Wednesday, June 4, 2025

David Horowitz In Memoriam

 


David Horowitz
In Memoriam

 

In the late 1980s and early 90s, I lived in the People's Republic of Berkeley. Berkeley was one of the forces that made me the person I am today. UC grad school was permission I had been hungering for my entire life, without realizing it. Yes, it is okay to spend an entire day reading, writing, asking questions, and saying things that you weren't sure anyone had ever said.

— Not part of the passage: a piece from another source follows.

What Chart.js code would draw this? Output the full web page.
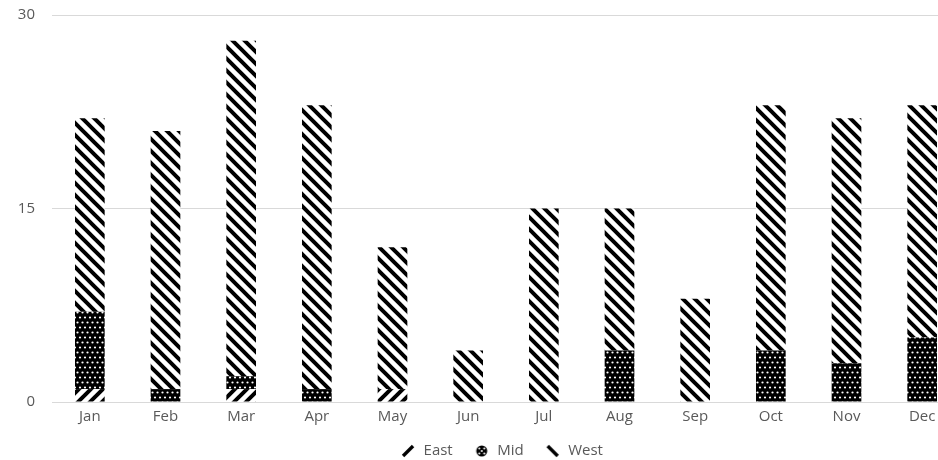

I loved being around intellectually alive people 24/7. I met Annapurna summiteer Arlene Blum (I felt small), Salman Rushdie (super charming), Czeslaw Milosz (rude), Gloria Steinem (kind), Shelby Steele (aloof), Peter O'Toole (indulgent but world-weary smile), and Frank Langella (sooo hot). Berkeley, in those days, was all about healing, and I had alotta wounds to heal. Berkeley's Twelve Step meetings were among the most important religious experiences I've ever had.

 

The San Francisco Mime Troupe's free outdoor plays inspired me. One performance managed to turn Liberty Leading the People, from the Delcroix painting, into a character. I get chills just thinking about it. I felt, "Wow, I have found my tribe. We are going to usher in a better world!" In the cavernous, 1,466-seat UC Theater, I watched all five hours of the Samurai Trilogy in a packed house of whooping and cheering fans. Though I'm from Jersey, where excellent pizza is as the air we breathe, I must salute Zachary's deep dish spinach and mushroom pie. I danced off the calories at Ashkenaz, a warm and welcoming nightclub constructed to resemble an eastern European synagogue.